NETHERLANDS – Dutch pension funds' average coverage ratio dropped from 104% to 102% in June due to falling equity markets, according to figures from Mercer.
Edward Krijgsman, monitoring team leader at the consultancy, pointed out that both the MSCI World and Europe indices had fallen by approximately 2% over the month.
Dutch schemes' average funding level already dropped by 3 percentage points to 104% in May, based on the official accounting rate for liabilities – the three-month average of the forward curve with the application of the ultimate forward rate (UFR).
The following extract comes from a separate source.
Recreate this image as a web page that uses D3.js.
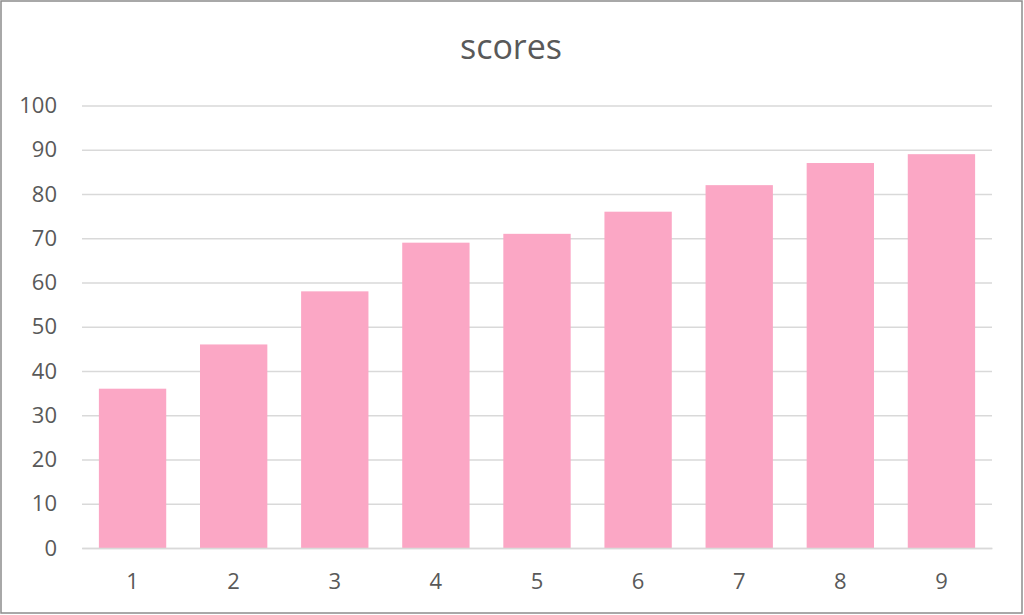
<!DOCTYPE html>
<html>
<head>
<meta charset="utf-8">
<script src="https://cdn.jsdelivr.net/npm/d3@7"></script>
<style>
  body { margin: 0; background: #fff; }
  text { font-family: 'Open Sans', 'Liberation Sans', sans-serif; fill: #595959; }
</style>
</head>
<body>
<div id="chart"></div>
<script>
// chart data
const categories = ['1', '2', '3', '4', '5', '6', '7', '8', '9']
const scores = [36, 46, 58, 69, 71, 76, 82, 87, 89]
const yTicks = [0, 10, 20, 30, 40, 50, 60, 70, 80, 90, 100]
const title = 'scores'

const width = 1024,
  height = 615
const plot = { left: 82, right: 992, top: 105.5, bottom: 548 }

let svg = d3.select('#chart')
  .append('svg')
  .attr('width', width)
  .attr('height', height)

// outer frame
svg.append('rect')
  .attr('x', 1).attr('y', 1)
  .attr('width', width - 3).attr('height', height - 3)
  .attr('fill', 'none')
  .attr('stroke', '#8c8c8c')
  .attr('stroke-width', 1.5)

const xScale = d3.scaleBand()
  .domain(categories)
  .range([plot.left, plot.right])
  .paddingInner(0.334)
  .paddingOuter(0.167)

const yScale = d3.scaleLinear()
  .domain([0, 100])
  .range([plot.bottom, plot.top])

// gridlines + y labels
let yAxis = d3.axisLeft(yScale)
  .tickValues(yTicks)
  .tickSize(-(plot.right - plot.left))
  .tickPadding(25)

let yAxisGroup = svg.append('g')
  .attr('transform', `translate(${plot.left}, 0)`)
  .call(yAxis)
yAxisGroup.select('.domain').remove()
yAxisGroup.selectAll('line').attr('stroke', '#d9d9d9').attr('stroke-width', 1.5)
yAxisGroup.selectAll('text').style('font-size', '22px').attr('fill', '#595959')

// bars
svg.selectAll('rect.bar')
  .data(scores)
  .enter()
  .append('rect')
  .attr('class', 'bar')
  .attr('x', (d, i) => xScale(categories[i]))
  .attr('width', xScale.bandwidth())
  .attr('y', d => yScale(d))
  .attr('height', d => plot.bottom - yScale(d))
  .attr('fill', '#fba7c5')

// x axis
let xAxis = d3.axisBottom(xScale).tickSize(0).tickPadding(25)
let xAxisGroup = svg.append('g')
  .attr('transform', `translate(0, ${plot.bottom})`)
  .call(xAxis)
xAxisGroup.select('.domain')
  .attr('stroke', '#d9d9d9').attr('stroke-width', 1.5)
xAxisGroup.selectAll('text').style('font-size', '22px').attr('fill', '#595959')

svg.append('text')
  .attr('x', 511)
  .attr('y', 59)
  .attr('text-anchor', 'middle')
  .style('font-size', '34px')
  .text(title)
</script>
</body>
</html>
Krijgsman attributed the drop in particular to investor uncertainty over central banks' willingness to continue with various quantitative-easing measures.
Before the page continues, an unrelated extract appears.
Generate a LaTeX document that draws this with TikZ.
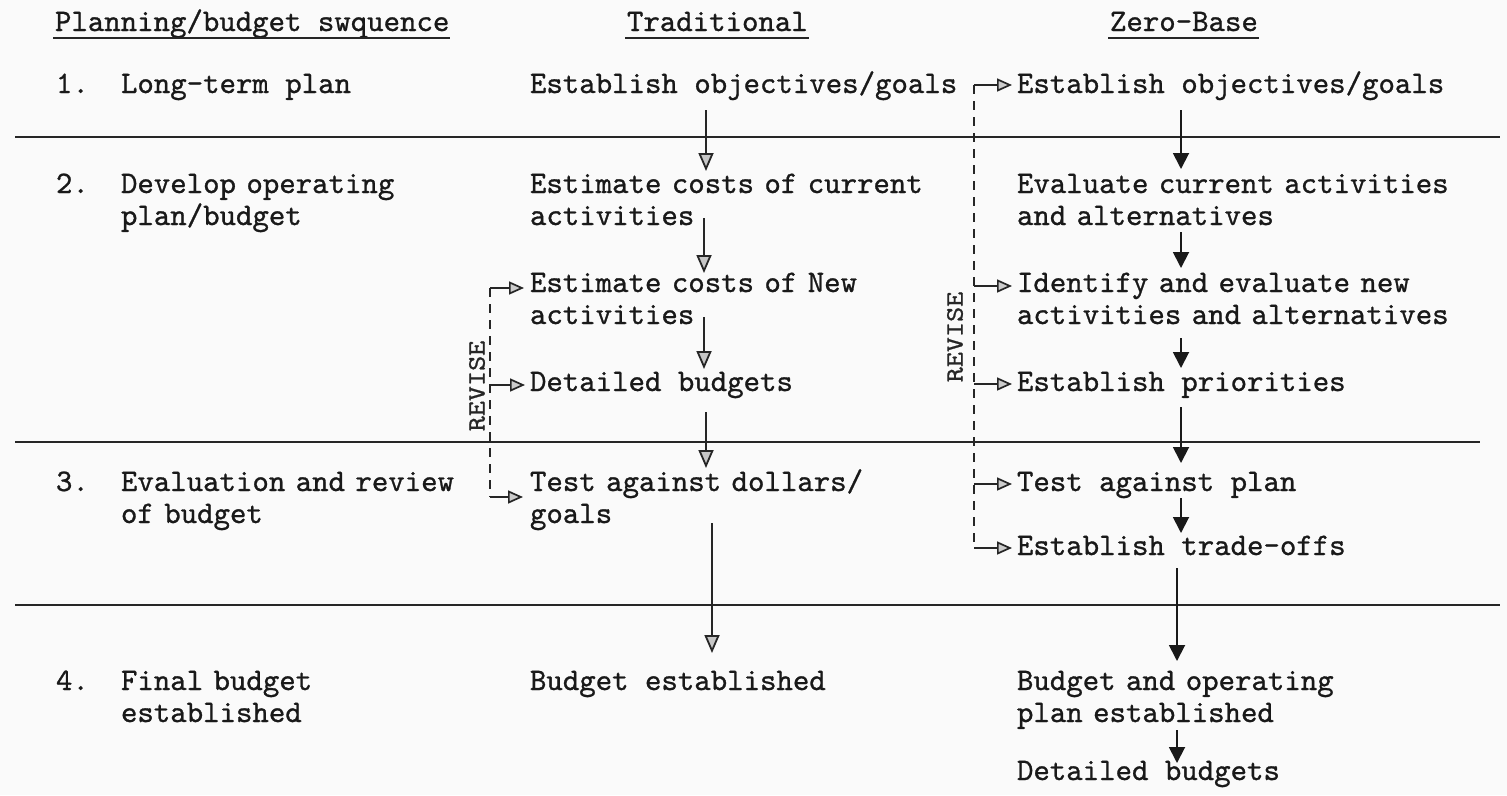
\documentclass[tikz,border=0pt]{standalone}
\usepackage{fontspec}
\usepackage{graphicx}
\usetikzlibrary{arrows.meta,calc}
\newfontfamily\twfont{lmmono10-regular}[Extension=.otf,FakeBold=0.9]
\begin{document}
\begin{tikzpicture}[x=1pt,y=-1pt,
  txt/.style={anchor=base west,inner sep=0pt,outer sep=0pt,text=black!90,
              font=\twfont\fontsize{31.3}{32}\selectfont},
  mtxt/.style={txt,text width=470pt,align=left},
  rulefill/.style={line width=2pt,black!85},
  hul/.style={line width=2.4pt,black!85},
  tarr/.style={line width=1.8pt,black!85,-{Triangle[length=18pt,width=15pt,fill=gray!45]}},
  zarr/.style={line width=1.9pt,black!90,-{Triangle[length=16pt,width=16pt]}},
  rev/.style={line width=1.7pt,black!85,dash pattern=on 9pt off 7pt},
  revarr/.style={line width=1.7pt,black!85,-{Triangle[length=15pt,width=13pt,fill=gray!40]}},
  revlbl/.style={inner sep=0pt,rotate=90,text=black!85,font=\twfont\fontsize{25}{25}\selectfont},
]
\useasboundingbox (0,0) rectangle (1507,795);
\fill[gray!4] (0,0) rectangle (1507,795);

% headers
\node[txt] (h1) at (55,31) {Planning/budget swquence};
\node[txt] (h2) at (627,31) {Traditional};
\node[txt] (h3) at (1110,31) {Zero-Base};
\foreach \h in {h1,h2,h3}
  \draw[hul] ($(\h.base west)+(-2,7)$) -- ($(\h.base east)+(1,7)$);

% row 1
\node[txt] (n1) at (56,93) {1.};
\node[txt] (l1) at (121,93) {Long-term plan};
\node[txt] (t1) at (530,93) {Establish objectives/goals};
\node[txt] (z1) at (1017,93) {Establish objectives/goals};

% row 2
\node[txt] (n2) at (56,193) {2.};
\node[mtxt] (l2) at (121,193) {Develop operating\\plan/budget};
\node[mtxt] (t2) at (530,193) {Estimate costs of current\\activities};
\node[mtxt] (z2) at (1017,193) {Evaluate current activities\\and alternatives};
\node[mtxt] (t3) at (530,292) {Estimate costs of New\\activities};
\node[mtxt] (z3) at (1017,292) {Identify and evaluate new\\activities and alternatives};
\node[txt] (t4) at (530,391) {Detailed budgets};
\node[txt] (z4) at (1017,391) {Establish priorities};

% row 3
\node[txt] (n3) at (56,491) {3.};
\node[mtxt] (l3) at (121,491) {Evaluation and review\\of budget};
\node[mtxt] (t5) at (530,491) {Test against dollars/\\goals};
\node[txt] (z5) at (1017,491) {Test against plan};
\node[txt] (z6) at (1017,555) {Establish trade-offs};

% row 4
\node[txt] (n4) at (56,690) {4.};
\node[mtxt] (l4) at (121,690) {Final budget\\established};
\node[txt] (t6) at (530,690) {Budget established};
\node[mtxt] (z7) at (1017,690) {Budget and operating\\plan established};
\node[txt] (z8) at (1017,780) {Detailed budgets};

% horizontal rules
\coordinate (r1a) at (15,137);  \coordinate (r1b) at (1500,137);
\coordinate (r2a) at (15,442);  \coordinate (r2b) at (1480,442);
\coordinate (r3a) at (15,605);  \coordinate (r3b) at (1500,605);
\draw[rulefill] (r1a) -- (r1b);
\draw[rulefill] (r2a) -- (r2b);
\draw[rulefill] (r3a) -- (r3b);

% column x references
\coordinate (ta) at (706,0);
\coordinate (tb) at (704,0);
\coordinate (tc) at (712,0);
\coordinate (za) at (1181,0);
\coordinate (zb) at (1177,0);

% traditional flow
\draw[tarr] ($(t1.base -| ta)+(0,17)$) -- ($(t2.base -| ta)+(0,-22)$);
\draw[tarr] ($(t2.base -| tb)+(0,25)$) -- ($(t3.base -| tb)+(0,-19)$);
\draw[tarr] ($(t3.base -| tb)+(0,25)$) -- ($(t4.base -| tb)+(0,-22)$);
\draw[tarr] ($(t4.base -| ta)+(0,21)$) -- ($(t5.base -| ta)+(0,-23)$);
\draw[tarr] ($(t5.base -| tc)+(0,32)$) -- ($(t6.base -| tc)+(0,-37)$);

% zero-base flow
\draw[zarr] ($(z1.base -| za)+(0,17)$) -- ($(z2.base -| za)+(0,-24)$);
\draw[zarr] ($(z2.base -| za)+(0,39)$) -- ($(z3.base -| za)+(0,-24)$);
\draw[zarr] ($(z3.base -| za)+(0,46)$) -- ($(z4.base -| za)+(0,-23)$);
\draw[zarr] ($(z4.base -| za)+(0,16)$) -- ($(z5.base -| za)+(0,-28)$);
\draw[zarr] ($(z5.base -| za)+(0,7)$) -- ($(z6.base -| za)+(0,-22)$);
\draw[zarr] ($(z6.base -| zb)+(0,13)$) -- ($(z7.base -| zb)+(0,-29)$);
\draw[zarr] ($(z7.base -| zb)+(0,40)$) -- ($(z8.base -| zb)+(0,-17)$);

% traditional revise loop
\coordinate (tr1) at ($(t3.base west)+(-40,-4)$);
\coordinate (tr2) at ($(t4.base west)+(-40,-6)$);
\coordinate (tr3) at ($(t5.base west)+(-40,6)$);
\draw[rev] (tr1) -- (tr3);
\draw[revarr] (tr1) -- ($(t3.base west)+(-6,-4)$);
\draw[revarr] (tr2) -- ($(t4.base west)+(-5,-6)$);
\draw[revarr] (tr3) -- ($(t5.base west)+(-7,6)$);
\node[revlbl] (rv1) at ($(t4.base west)+(-53,-5)$) {\scalebox{1.15}[1]{REVISE}};

% zero-base revise loop
\coordinate (zr1) at ($(z1.base west)+(-43,-8)$);
\coordinate (zr2) at ($(z3.base west)+(-43,-6)$);
\coordinate (zr3) at ($(z4.base west)+(-43,-7)$);
\coordinate (zr4) at ($(z5.base west)+(-43,-7)$);
\coordinate (zr5) at ($(z6.base west)+(-43,-7)$);
\draw[rev] (zr1) -- (zr5);
\draw[revarr] (zr1) -- ($(z1.base west)+(-5,-8)$);
\draw[revarr] (zr2) -- ($(z3.base west)+(-5,-6)$);
\draw[revarr] (zr3) -- ($(z4.base west)+(-5,-7)$);
\draw[revarr] (zr4) -- ($(z5.base west)+(-5,-7)$);
\draw[revarr] (zr5) -- ($(z6.base west)+(-5,-7)$);
\node[revlbl] (rv2) at ($(z3.base west)+(-62,45)$) {\scalebox{1.15}[1]{REVISE}};
\end{tikzpicture}
\end{document}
Last month, the official accounting rate rose slightly from 2.63% to 2.65%, whereas the market rate – the forward curve for 30-year interest swaps – increased by 7 basis points to 2.57%.
Based on the market rate, Mercer calculated the funding at 102.5% on average, as of the end of June.
The €292bn civil service scheme ABP and the €134bn healthcare pension fund PFZW closed the previous month with respective funding ratios of 99% and 102%, it said.
At the end of last week, Aon Hewitt placed the average coverage ratio at no more than 101%.
Dutch pension funds will have to increase their funding levels to at least 105% by the end of this year to avoid any additional rights discounts.
The government has already granted them a two-year extension to the legal three-year term for recovery plans, as well as more favourable terms for accounting liabilities.